In April, Rick Unger of Forbes concluded that Ryan “can’t seem to make up his mind when it comes to his philosophical underpinnings.” Likewise, in August, the hostile Daily Kos blog: “Even if we take Paul Ryan on his word, believing the absurd supposition that he now rejects the moral philosophy that shaped his past and drove his policy, there’s a huge problem in approving his request to be linked to St. Thomas Aquinas.”

“Now that he is the presumptive GOP Vice Presidential candidate,” Salon noted on August 19, “Ryan has discovered the need to counter the public perceptions that he is an uncaring disciple of the gospel of selfishness.

So Ryan supporters turned to the congressman’s friends in the Catholic hierarchy, and received some support. Writing in the August 31 New Republic, Amy Sullivan recalled that Cardinal Timothy Dolan had given Ryan some cover during the initial budget debates, commending Catholic social teaching to the congressman but allowing that he had a right to exercise “prudential judgment” in the scrum of political life.

Other conservative Catholics bashed the Ryan bashers. In an August 16 St. Louis Post-Dispatch op-ed, Colleen Carroll Campbell quoted with relish the defense of his budget that Ryan had offered at Georgetown University four months earlier: “I do not believe that the preferential option for the poor means a preferential option for big government.”

Catholic liberals who questioned Ryan’s allegiance to the church’s social doctrine often dissented far more fundamentally from true Catholic doctrine on “the moral issues that the church labels non-negotiable, including defense of the right to life and traditional marriage,” Campbell wrote.

A few Catholic leaders, more distant from the fray, agreed that there were perplexities caused by Ryan’s stance. Bishop Steven Blaire of Stockton, California, told Joe Garogoli of the San Francisco Chronicle on August 23 that the Ryan budget did indeed fail a “basic moral test.” Its “moral failing is that it did not adequately provide for the care of the poor and the vulnerable.” Blaire said, adding that he was “critiquing the budget Ryan shepherded and not Ryan personally.”

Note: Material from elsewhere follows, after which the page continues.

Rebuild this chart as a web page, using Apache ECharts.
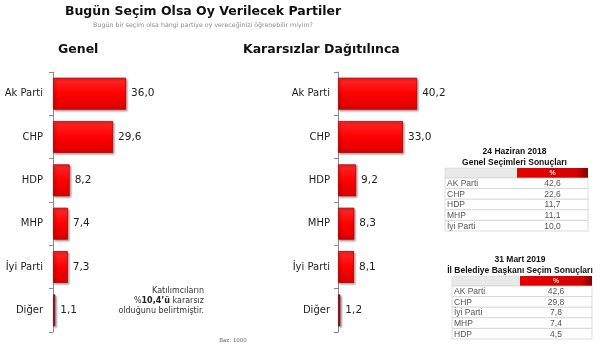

As the talking heads slugged it out in August, Amy Sullivan suggested in Time that the Ryan contretemps would prove to be a challenge for the GOP on Election Day. “The bottom line is this: the Romney-Ryan campaign must acknowledge the Catholic concerns about the budget as a major obstacle to winning the election Nov. 7,” Sullivan wrote. “It will make or break the GOP ticket’s appeal to Catholics in a state like Pennsylvania.”

Indeed, most of the most Catholic states—all of New England, New York, Pennsylvania, California, Ohio, Michigan, Illinois, Wisconsin, Michigan, and Minnesota—voted against the Romney-Ryan ticket.

By then, the Ryan-Rand controversy had petered out. The story peaked in mid-August, when almost every major news source discussed what appeared to be an important internal contradiction in Ryan’s toolbox of values.

What made the story different from the 2011 version was the internal Catholic dynamic. In 2012, Catholic liberals egged their bishops to rule Ryan’s social doctrine out of bounds, and by and large the bishops were unwilling to do it. But, by a bare majority, Catholic voters did the job.